Africa's elephants are among those that are widely loved, but even more widely endangered. According to The New York Times, poachers managed to kill off 30 percent of the savanna elephants in the years 2007 to 2014, and population is now declining at a rate of around eight percent a year.

Forest elephants, a diminutive species only recently recognized as distinct, live in central and western jungles, and they are already shown to be struggling as much as their savanna cousins - so much so that illegal killings of these forests elephants depleted their numbers by 62 percent in the years 2002 to 2013.

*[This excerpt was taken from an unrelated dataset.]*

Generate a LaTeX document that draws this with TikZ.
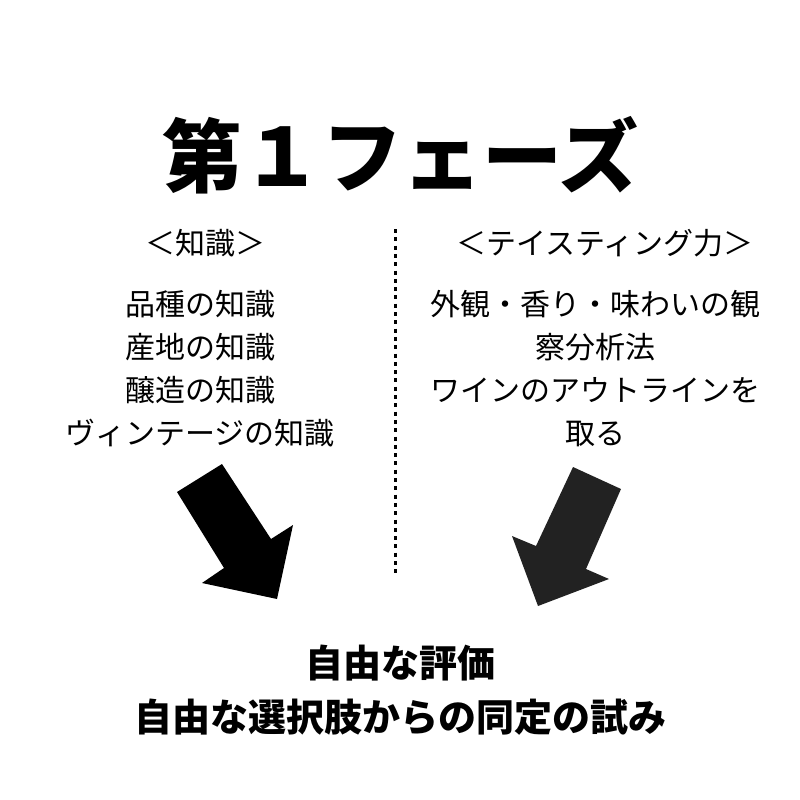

Unfortunately for these elephants - no matter the species, their population will not be rebounding anytime soon. As it is commonly known, elephants have the longest gestation period of all mammals. Live Science noted that it is about 640 to 660 days or 95 weeks (that's nearly two years). Scientists also found that the forest elephants, unlike other species, start reproducing at the age of 23 and only at a 5-year- interval. Elephants should live for 60 to 70 years, but they only have about four offspring in their entire lifetime. This means that even if all the poaching can be stopped immediately, it will take another 90 years before the elephant populations return to the pre-2002 numbers.

George Wittemyer, and ecologist from the Colorado State University and an author of the study said, "We already knew about the scale and severity of poaching, but what was not known before was the long-term ramifications of that poaching." He also added that the study showed that things are actually worse than expected for elephants, especially in terms of how fast they can rebound.